- Arg-e Now Juy Location within Iran
- Coordinates: 36°34′18″N 57°15′45″E﻿ / ﻿36.57167°N 57.26250°E
- Country: Iran
- Province: Razavi Khorasan
- County: Joveyn
- District: Central
- Rural District: Pirakuh

Population (2016)
- • Total: 711
- Time zone: UTC+3:30 (IRST)

= Arg-e Now Juy =

Village in Razavi Khorasan province, Iran

Arg-e Now Juy (ارگ نوجوی) (Note: Also romanized as Arg Now Jūy and Arg-e Now Jūy; also known as Arg-e Now Jūdī, Ark, Arqeh-ye Now Jūy, and ‘Arq-i-Nu Jūi) is a village in Pirakuh Rural District of the Central District in Joveyn County, Razavi Khorasan province, Iran.

==Demographics==
===Population===
At the time of the 2006 National Census, the village's population was 763 in 176 households, when it was in the former Joveyn District of Sabzevar County.

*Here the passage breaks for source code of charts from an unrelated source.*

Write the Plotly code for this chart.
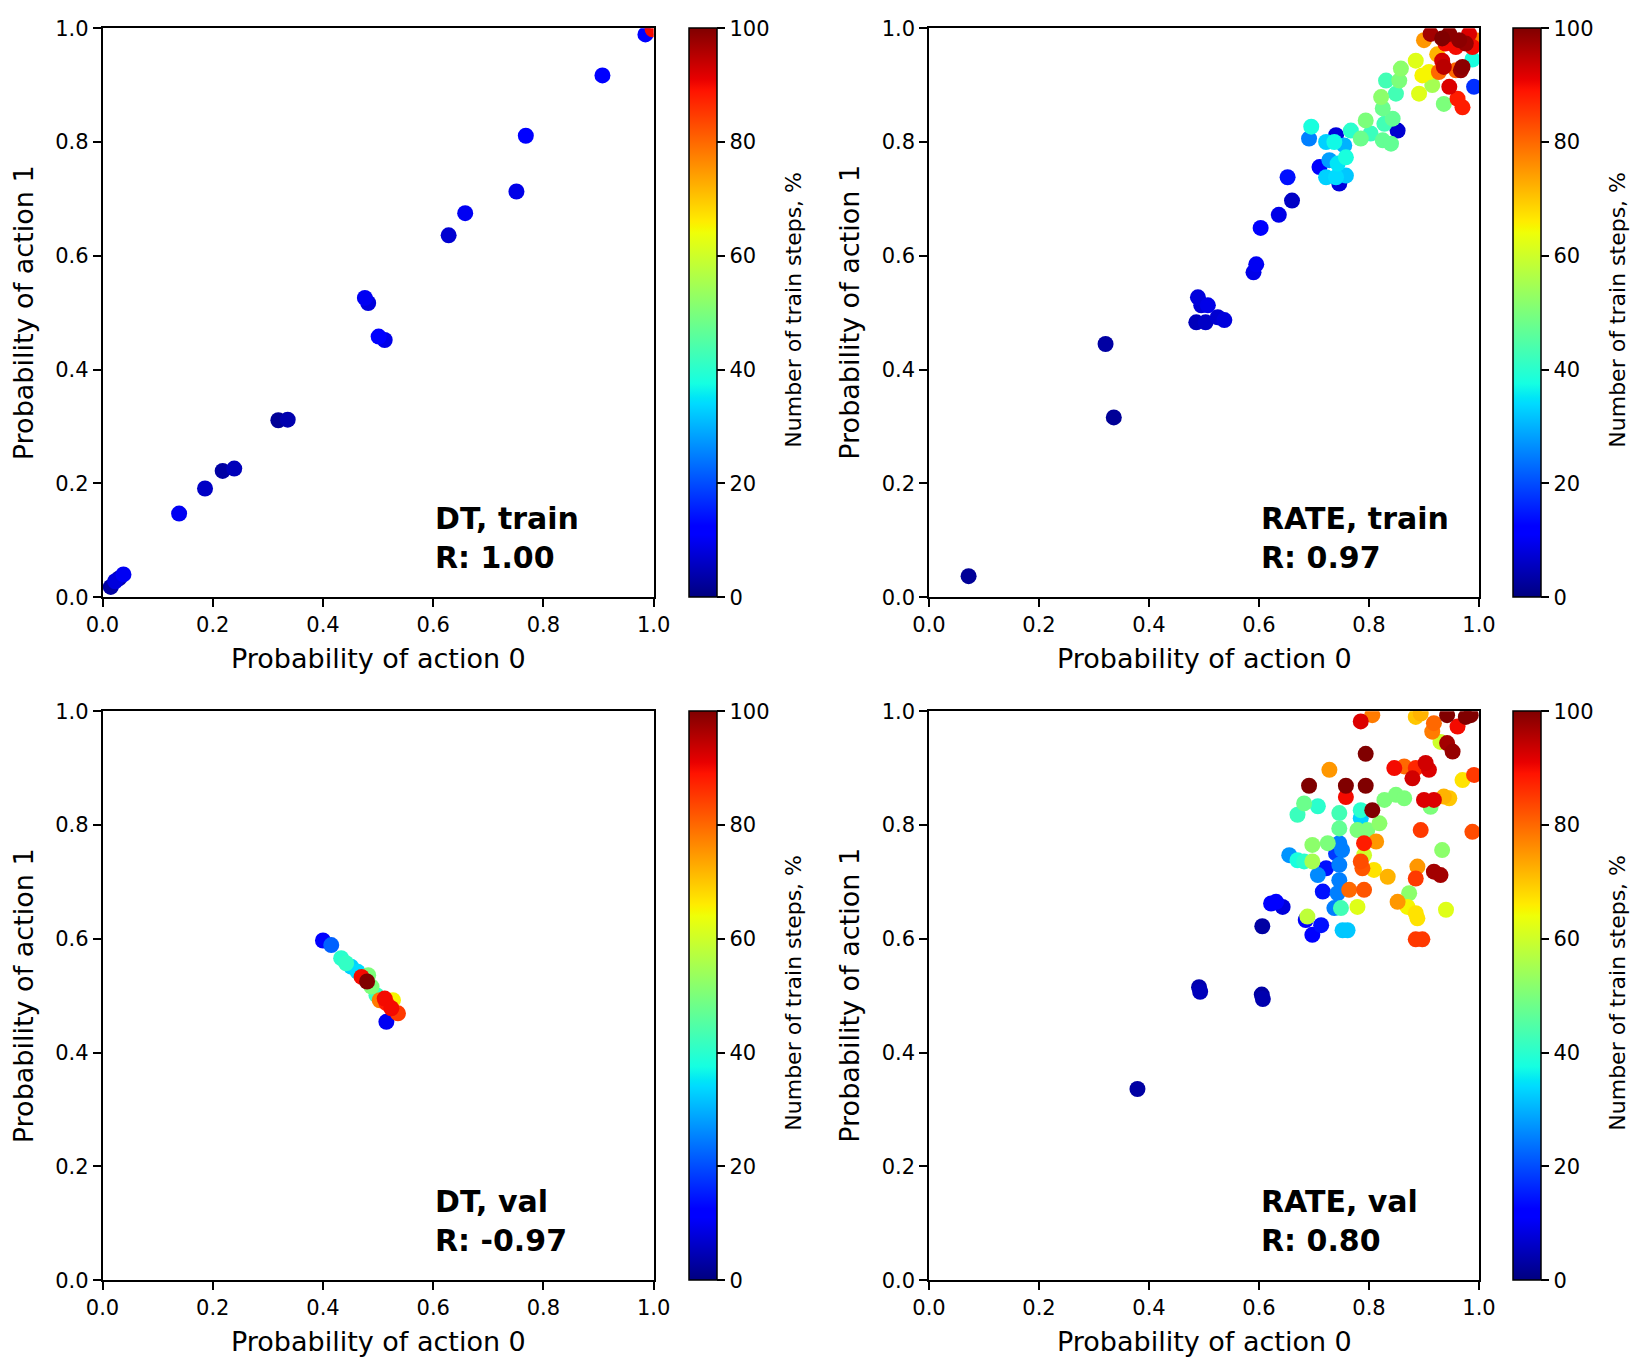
import numpy as np
import plotly.graph_objects as go

# ---------------- data ----------------
tick_vals = [0.0, 0.2, 0.4, 0.6, 0.8, 1.0]
tick_labels = ["0.0", "0.2", "0.4", "0.6", "0.8", "1.0"]
cbar_vals = [0, 20, 40, 60, 80, 100]
cbar_labels = ["0", "20", "40", "60", "80", "100"]

dt_train_x = [0.998, 0.015, 0.023, 0.030, 0.038, 0.139, 0.186, 0.218, 0.239, 0.319, 0.336,
              0.476, 0.482, 0.501, 0.512, 0.628, 0.658, 0.751, 0.768, 0.907, 0.985]
dt_train_y = [0.998, 0.018, 0.028, 0.033, 0.040, 0.147, 0.191, 0.222, 0.226, 0.311, 0.312,
              0.526, 0.517, 0.458, 0.452, 0.636, 0.675, 0.713, 0.811, 0.917, 0.989]
dt_train_c = [90, 3, 8, 4, 10, 10, 6, 3, 5, 2, 4,
              10, 8, 11, 9, 7, 10, 9, 12, 11, 12]

rate_train_x = [0.072, 0.321, 0.336, 0.489, 0.495, 0.507, 0.486, 0.503, 0.525, 0.537,
                0.590, 0.595, 0.603, 0.636, 0.660, 0.652,
                0.695, 0.691, 0.740, 0.722, 0.755, 0.737, 0.767, 0.710, 0.728, 0.758,
                0.743, 0.722, 0.746, 0.758, 0.740,
                0.794, 0.785, 0.803, 0.825, 0.840, 0.828, 0.843, 0.852, 0.822, 0.825,
                0.849, 0.831, 0.855, 0.858,
                0.885, 0.891, 0.897, 0.909, 0.915, 0.936,
                0.946, 0.961, 0.970, 0.991, 0.988,
                0.933, 0.936, 0.967, 0.970, 0.958, 0.924, 0.900, 0.912, 0.933, 0.946,
                0.976, 0.982, 0.964, 0.988, 0.994, 0.927, 0.939, 0.958]
rate_train_y = [0.037, 0.445, 0.316, 0.527, 0.513, 0.513, 0.483, 0.483, 0.492, 0.487,
                0.571, 0.585, 0.649, 0.672, 0.697, 0.738,
                0.827, 0.806, 0.812, 0.800, 0.794, 0.800, 0.820, 0.756, 0.768, 0.773,
                0.762, 0.738, 0.727, 0.741, 0.738,
                0.838, 0.806, 0.815, 0.803, 0.797, 0.832, 0.841, 0.820, 0.879, 0.859,
                0.885, 0.908, 0.908, 0.929,
                0.943, 0.885, 0.917, 0.923, 0.900, 0.867,
                0.897, 0.876, 0.861, 0.897, 0.945,
                0.943, 0.932, 0.926, 0.932, 0.926, 0.954, 0.979, 0.990, 0.982, 0.990,
                0.973, 0.990, 0.979, 0.967, 0.979, 0.923, 0.973, 0.967]
rate_train_c = [2, 3, 2, 8, 7, 9, 5, 6, 7, 8,
                9, 10, 11, 9, 6, 14,
                38, 25, 8, 33, 30, 37, 40, 12, 28, 38,
                35, 33, 8, 32, 34,
                50, 48, 42, 47, 47, 43, 47, 7, 52, 48,
                43, 43, 50, 52,
                62, 62, 65, 65, 55, 50,
                92, 88, 88, 17, 38,
                93, 95, 98, 99, 80, 72, 75, 97, 100, 99,
                98, 92, 99, 90, 78, 80, 90, 90]

dt_val_x = [0.400, 0.415, 0.433, 0.442, 0.451, 0.463, 0.470, 0.480, 0.482,
            0.488, 0.497, 0.503, 0.512, 0.515, 0.527, 0.524, 0.536, 0.515]
dt_val_y = [0.597, 0.589, 0.566, 0.557, 0.551, 0.542, 0.533, 0.525, 0.536,
            0.516, 0.501, 0.492, 0.495, 0.487, 0.492, 0.478, 0.469, 0.454]
dt_val_c = [12, 22, 40, 41, 33, 34, 90, 100, 50,
            50, 42, 78, 90, 88, 65, 90, 85, 10]

rate_val_x = [0.379, 0.491, 0.493, 0.605, 0.607, 0.606, 0.631, 0.643, 0.622, 0.685,
              0.697, 0.713, 0.688, 0.752, 0.761, 0.737, 0.749, 0.716, 0.743, 0.746,
              0.722, 0.707, 0.746, 0.740, 0.751, 0.746, 0.655, 0.670, 0.682, 0.697,
              0.697, 0.725, 0.670, 0.682, 0.707, 0.746, 0.746, 0.785, 0.785, 0.806,
              0.779, 0.797, 0.819, 0.791, 0.813, 0.791, 0.785, 0.788, 0.809, 0.834,
              0.764, 0.791, 0.779, 0.828, 0.849, 0.864, 0.691, 0.758, 0.794, 0.758,
              0.728, 0.846, 0.864, 0.879, 0.885, 0.903, 0.909, 0.794, 0.785, 0.806,
              0.885, 0.894, 0.918, 0.915, 0.930, 0.942, 0.952, 0.961, 0.942, 0.976,
              0.985, 0.970, 0.991, 0.900, 0.918, 0.912, 0.936, 0.946, 0.894, 0.988,
              0.933, 0.888, 0.885, 0.918, 0.930, 0.873, 0.852, 0.870, 0.885, 0.888,
              0.940, 0.885, 0.897]
rate_val_y = [0.336, 0.515, 0.507, 0.502, 0.494, 0.622, 0.665, 0.656, 0.662, 0.633,
              0.607, 0.624, 0.639, 0.615, 0.615, 0.654, 0.654, 0.683, 0.680, 0.703,
              0.724, 0.712, 0.730, 0.750, 0.756, 0.768, 0.747, 0.738, 0.736, 0.736,
              0.765, 0.768, 0.818, 0.838, 0.833, 0.821, 0.794, 0.826, 0.812, 0.826,
              0.791, 0.791, 0.803, 0.768, 0.771, 0.747, 0.736, 0.724, 0.721, 0.709,
              0.686, 0.686, 0.656, 0.844, 0.853, 0.847, 0.869, 0.869, 0.869, 0.849,
              0.897, 0.900, 0.903, 0.882, 0.900, 0.909, 0.897, 0.925, 0.982, 0.993,
              0.990, 0.996, 0.979, 0.964, 0.946, 0.944, 0.929, 0.973, 0.993, 0.990,
              0.993, 0.879, 0.888, 0.844, 0.844, 0.832, 0.850, 0.847, 0.791, 0.788,
              0.756, 0.727, 0.706, 0.718, 0.712, 0.680, 0.665, 0.656, 0.645, 0.636,
              0.651, 0.599, 0.599]
rate_val_c = [3, 4, 5, 3, 4, 3, 12, 8, 12, 12,
              12, 14, 58, 32, 32, 25, 43, 14, 25, 25,
              14, 26, 25, 18, 25, 25, 27, 38, 40, 55,
              52, 50, 42, 48, 40, 43, 47, 40, 33, 100,
              50, 50, 52, 88, 75, 60, 83, 82, 67, 72,
              80, 82, 62, 50, 50, 50, 100, 100, 100, 90,
              75, 90, 80, 93, 87, 93, 92, 100, 92, 78,
              70, 72, 80, 78, 60, 97, 98, 90, 100, 100,
              100, 67, 85, 92, 92, 50, 72, 70, 85, 83,
              52, 75, 85, 97, 97, 52, 75, 65, 67, 67,
              62, 85, 85]

panel_titles = ["DT, train", "RATE, train", "DT, val", "RATE, val"]
panel_r = ["R: 1.00", "R: 0.97", "R: -0.97", "R: 0.80"]
x_title = "Probability of action 0"
y_title = "Probability of action 1"
cbar_title = "Number of train steps, %"

# ---------------- style / layout ----------------
W, H = 1640, 1365
FONT = "DejaVu Sans"
TICK_SIZE = 21


def jet_scale():
    pos = [0, 0.11, 0.125, 0.34, 0.35, 0.375, 0.64, 0.65, 0.66, 0.89, 0.91, 1.0]
    r = np.interp(pos, [0, 0.35, 0.66, 0.89, 1], [0, 0, 1, 1, 0.5])
    g = np.interp(pos, [0, 0.125, 0.375, 0.64, 0.91, 1], [0, 0, 1, 1, 0, 0])
    b = np.interp(pos, [0, 0.11, 0.34, 0.65, 1], [0.5, 1, 1, 0, 0])
    return [[p, "rgb(%d,%d,%d)" % (round(rr * 255), round(gg * 255), round(bb * 255))]
            for p, rr, gg, bb in zip(pos, r, g, b)]


JET = jet_scale()


def px_x(v):
    return v / W


def px_y(v):
    return 1 - v / H


col_px = [(102.5, 653.7), (929.0, 1479.0)]
row_px = [(28.2, 597.2), (711.2, 1280.2)]
cbar_left_px = [689.0, 1513.4]
cbar_title_px = [794.0, 1618.0]

datasets = [
    (dt_train_x, dt_train_y, dt_train_c),
    (rate_train_x, rate_train_y, rate_train_c),
    (dt_val_x, dt_val_y, dt_val_c),
    (rate_val_x, rate_val_y, rate_val_c),
]

fig = go.Figure()
annotations = []
layout_axes = {}

for i, (xs, ys, cs) in enumerate(datasets):
    r, c = divmod(i, 2)
    x0, x1 = col_px[c]
    y0, y1 = row_px[r]
    xd = [px_x(x0), px_x(x1)]
    yd = [px_y(y1), px_y(y0)]
    n = i + 1
    xa = "x" if n == 1 else "x%d" % n
    ya = "y" if n == 1 else "y%d" % n

    order = np.argsort(np.asarray(cs), kind="stable")
    xs_o = [xs[k] for k in order]
    ys_o = [ys[k] for k in order]
    cs_o = [cs[k] for k in order]

    fig.add_trace(go.Scatter(
        x=xs_o, y=ys_o, mode="markers", xaxis=xa, yaxis=ya,
        marker=dict(
            size=16, color=cs_o, colorscale=JET, cmin=0, cmax=100,
            line=dict(width=0), opacity=1,
            showscale=True,
            colorbar=dict(
                x=px_x(cbar_left_px[c]), xanchor="left", xpad=0,
                y=yd[0], yanchor="bottom", ypad=0,
                len=yd[1] - yd[0], lenmode="fraction",
                thickness=28, thicknessmode="pixels",
                outlinewidth=1.5, outlinecolor="black",
                tickvals=cbar_vals, ticktext=cbar_labels,
                ticks="outside", ticklen=8, tickwidth=1.5, tickcolor="black",
                tickfont=dict(size=TICK_SIZE, family=FONT, color="black"),
            ),
        ),
        showlegend=False, hoverinfo="skip",
    ))

    axis_common = dict(
        range=[0, 1], tickvals=tick_vals, ticktext=tick_labels,
        ticks="outside", ticklen=8, tickwidth=1.5, tickcolor="black",
        showline=True, linecolor="black", linewidth=1.5, mirror=True,
        showgrid=False, zeroline=False, automargin=False,
        tickfont=dict(size=TICK_SIZE, family=FONT, color="black"),
    )
    layout_axes["xaxis" if n == 1 else "xaxis%d" % n] = dict(axis_common, domain=xd, anchor=ya)
    layout_axes["yaxis" if n == 1 else "yaxis%d" % n] = dict(axis_common, domain=yd, anchor=xa)

    # axis titles
    annotations.append(dict(
        text=x_title, xref="paper", yref="paper",
        x=px_x((x0 + x1) / 2), y=px_y(y1 + 61), xanchor="center", yanchor="middle",
        showarrow=False, font=dict(size=27, family=FONT, color="black")))
    annotations.append(dict(
        text=y_title, xref="paper", yref="paper",
        x=px_x(x0 - 79), y=px_y((y0 + y1) / 2), xanchor="center", yanchor="middle",
        textangle=-90, showarrow=False, font=dict(size=27, family=FONT, color="black")))
    # colorbar title
    annotations.append(dict(
        text=cbar_title, xref="paper", yref="paper",
        x=px_x(cbar_title_px[c]), y=px_y((y0 + y1) / 2 - 3), xanchor="center", yanchor="middle",
        textangle=-90, showarrow=False, font=dict(size=22, family=FONT, color="black")))
    # panel text
    annotations.append(dict(
        text="<b>%s</b><br><b>%s</b>" % (panel_titles[i], panel_r[i]),
        xref=xa, yref=ya, x=0.6, y=0.036, xanchor="left", yanchor="bottom",
        align="left", showarrow=False, font=dict(size=30, family=FONT, color="black")))

fig.update_layout(
    width=W, height=H, margin=dict(l=0, r=0, t=0, b=0, autoexpand=False),
    paper_bgcolor="white", plot_bgcolor="white",
    font=dict(family=FONT, color="black"),
    annotations=annotations,
    **layout_axes,
)

fig.write_html("out.html")
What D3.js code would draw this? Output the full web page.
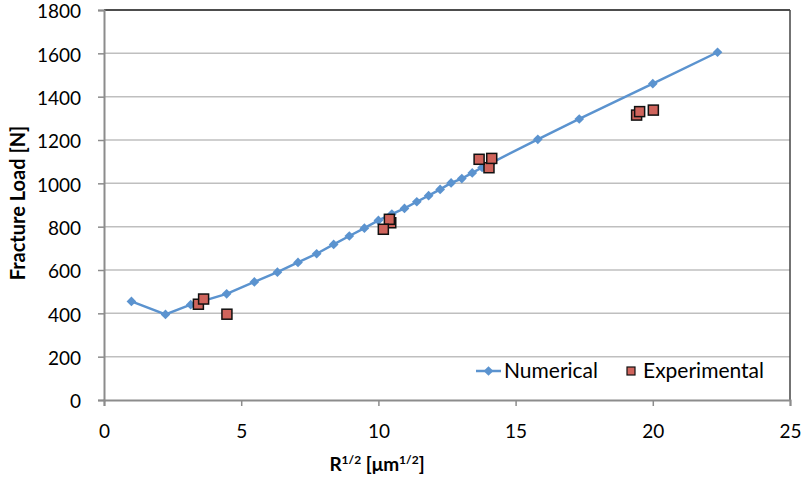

The following census in 2011 counted 705 people in 191 households, by which time the district had been separated from the county in the establishment of Joveyn County. The rural district was transferred to the new Central District. The 2016 census measured the population of the village as 711 people in 207 households.